The Warriors 2015-2016 campaign bordered on perfection. The Warriors won a record-setting 73 games and broke more than 25 team and individual records. Stephen Curry won his second MVP award (the first ever decided unanimously), and yet the Warriors failed to snag the most important accomplishment of all: a championship trophy. In one of the most dramatic NBA Finals in recent memory, the Warriors blew a 3-1 lead to the Cleveland Cavaliers, culminating in a heartbreaking game 7 loss.
What was the Warrior’s response to this devastating loss? They signed former league MVP and seven-time all star Kevin Durant.
After winning the first 24 games last season, the Warriors have a mere 8-2 record so far this year. Given the new addition of Kevin Durant, this bumpy start is a shock for many. When I heard that Durant signed with the Warriors over the summer, my immediate reaction was, “if it ain’t broke, don’t fix it.” My feelings were somewhat validated after watching the Warriors lose by large margins to both the Lakers and the Spurs.
During the offseason, the Warriors made several major moves, letting go of key players Andrew Bogut and Harrison Barnes in order to acquire Durant.
Barnes, a pivotal small forward during the Warriors’ past two seasons, admitted that the series loss to Cleveland influenced the front office’s decision to make several personnel changes. Barnes ultimately signed with the Mavericks to free up salary-cap space for Durant.

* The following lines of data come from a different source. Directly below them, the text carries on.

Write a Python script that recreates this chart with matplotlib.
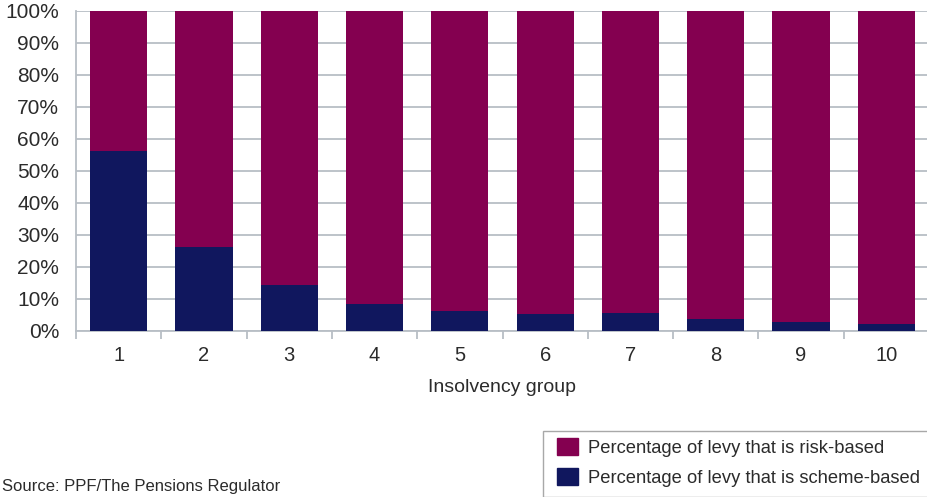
import matplotlib
matplotlib.use("Agg")
import matplotlib.pyplot as plt
from matplotlib.patches import Rectangle, Patch

groups = ["1", "2", "3", "4", "5", "6", "7", "8", "9", "10"]
scheme_based = [56.2, 26.3, 14.5, 8.5, 6.2, 5.4, 5.6, 3.8, 2.9, 2.1]
risk_based = [100 - s for s in scheme_based]

purple = "#840050"
navy = "#10175e"
grey = "#b8bec5"
txt = "#2b2b2b"

plt.rcParams["font.family"] = ["Liberation Sans", "DejaVu Sans"]

fig = plt.figure(figsize=(9.27, 4.97), dpi=100)
ax = fig.add_axes([76 / 927, 166 / 497, 853 / 927, 320 / 497])

x = list(range(1, len(groups) + 1))
ax.bar(x, scheme_based, width=0.67, color=navy, zorder=3)
ax.bar(x, risk_based, width=0.67, bottom=scheme_based, color=purple, zorder=3)

ax.set_xlim(0.5, 10.5)
ax.set_ylim(0, 100)
ax.set_yticks(range(0, 101, 10))
ax.set_yticklabels([f"{v}%" for v in range(0, 101, 10)])
ax.set_xticks(x)
ax.set_xticklabels(groups)
ax.set_xticks([i + 0.5 for i in range(0, 11)], minor=True)
ax.tick_params(axis="x", which="major", length=0, pad=11, labelsize=14.5, labelcolor=txt)
ax.tick_params(axis="x", which="minor", length=6, width=1.3, color=grey)
ax.tick_params(axis="y", length=0, pad=12, labelsize=15, labelcolor=txt)

ax.grid(axis="y", color=grey, linewidth=1.3, zorder=0)
for s in ["top", "right"]:
    ax.spines[s].set_visible(False)
for s in ["left", "bottom"]:
    ax.spines[s].set_color(grey)
    ax.spines[s].set_linewidth(1.3)

ax.set_xlabel("Insolvency group", fontsize=14, color=txt, labelpad=10)

# legend box (runs off the figure edge)
fig.patches.append(Rectangle((543 / 927, 0), 0.5, 66 / 497, transform=fig.transFigure,
                             facecolor="white", edgecolor="#a8a8a8", linewidth=1.0))
handles = [Patch(color=purple), Patch(color=navy)]
labels = ["Percentage of levy that is risk-based", "Percentage of levy that is scheme-based"]
fig.legend(handles, labels, loc="upper left", bbox_to_anchor=(542 / 927, 1 - 423 / 497),
           frameon=False, handlelength=1.15, handleheight=1.1,
           handletextpad=0.55, labelspacing=0.6, borderpad=0.3, labelcolor=txt,
           prop={"size": 13.2})

fig.text(2 / 927, 1 - 486 / 497, "Source: PPF/The Pensions Regulator", fontsize=12,
         color=txt, va="center", ha="left")

fig.savefig("out.png", dpi=100)
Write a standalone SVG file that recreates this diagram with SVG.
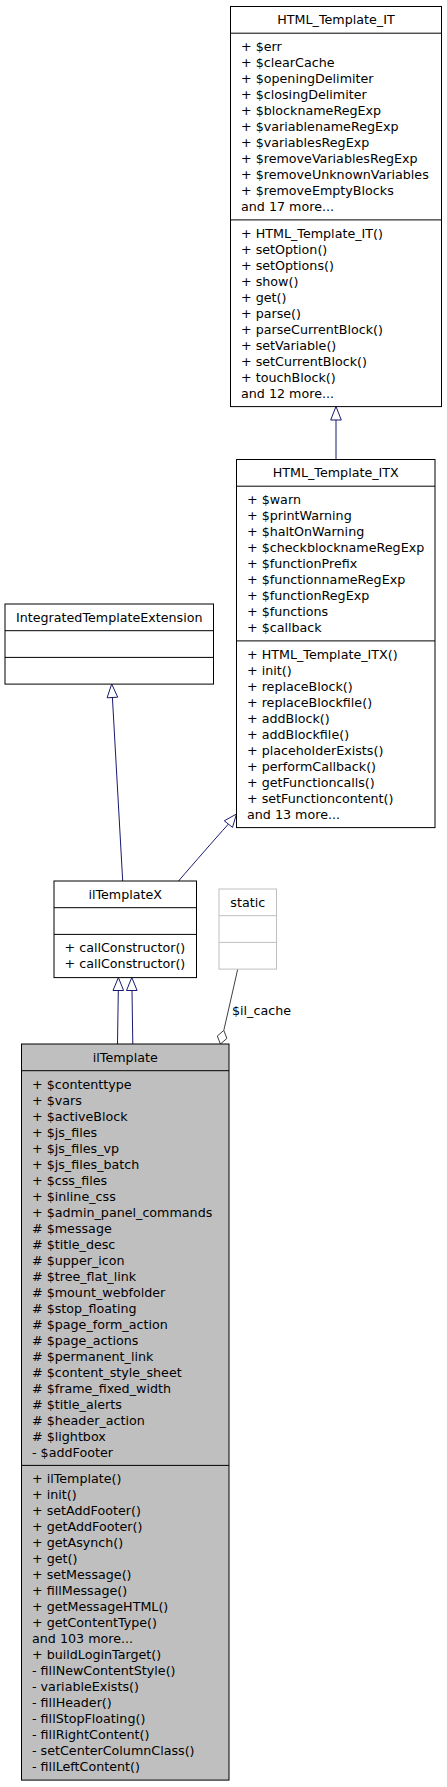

The decision to add a star like Durant deviates from conventional sports wisdom that urges teams not to tamper with success. But more talent means more wins, right? Well, maybe not.
In an article titled “The Too-Much-Talent Effect: Team Interdependence Determines When More Talent Is Too Much or Not Enough” published in Psychological Science, psychologists hypothesized that there is a “too-much-talent-effect” in sports that requires high interdependence between players. One study within the article examined the relationship between NBA team talent and on-court performance. They concluded that talent and a team’s performance have a positive relationship, but only to a certain point. When top talent reached around 45 percent, team performance began to suffer.
The Warriors added more scoring talent — in the form of Durant — despite already having the NBA’s leading scorer, Stephen Curry, on their roster. Yet they failed to upgrade their rebounding and defense. Zaza Pachulia and David West, two lower-profile additions to the team, both average less than 7 rebounds per game in their careers. The Warriors chose to sacrifice overall depth for pure superstar quality.
Without Bogut, the Warriors lack a strong defensive presence below the basket. Although Draymond Green is still a force in his own right, he is a full five inches shorter and 40 pounds lighter than the seven foot tall behemoth that is Bogut. Damian Lillard, star shooting guard for the Portland Trailblazers, said that the Warriors defense is not the same without Bogut protecting the rim. Earlier this season, the Los Angeles Lakers blew out the Warriors. By scoring over half of their points in the paint, they highlighted major rebounding and interior deficiencies.
The Warriors may have the most overall talent in the NBA — they certainly have two of the best players — but the majority of their talent is stockpiled in scoring. The Warriors have created an imbalance that may very well jeopardize their season.
While the Warriors may continue to score at will, the addition of Durant and the loss of role players may be an example of conventional sports wisdom gone wrong. More talent may have made them a worse team, but only time will tell.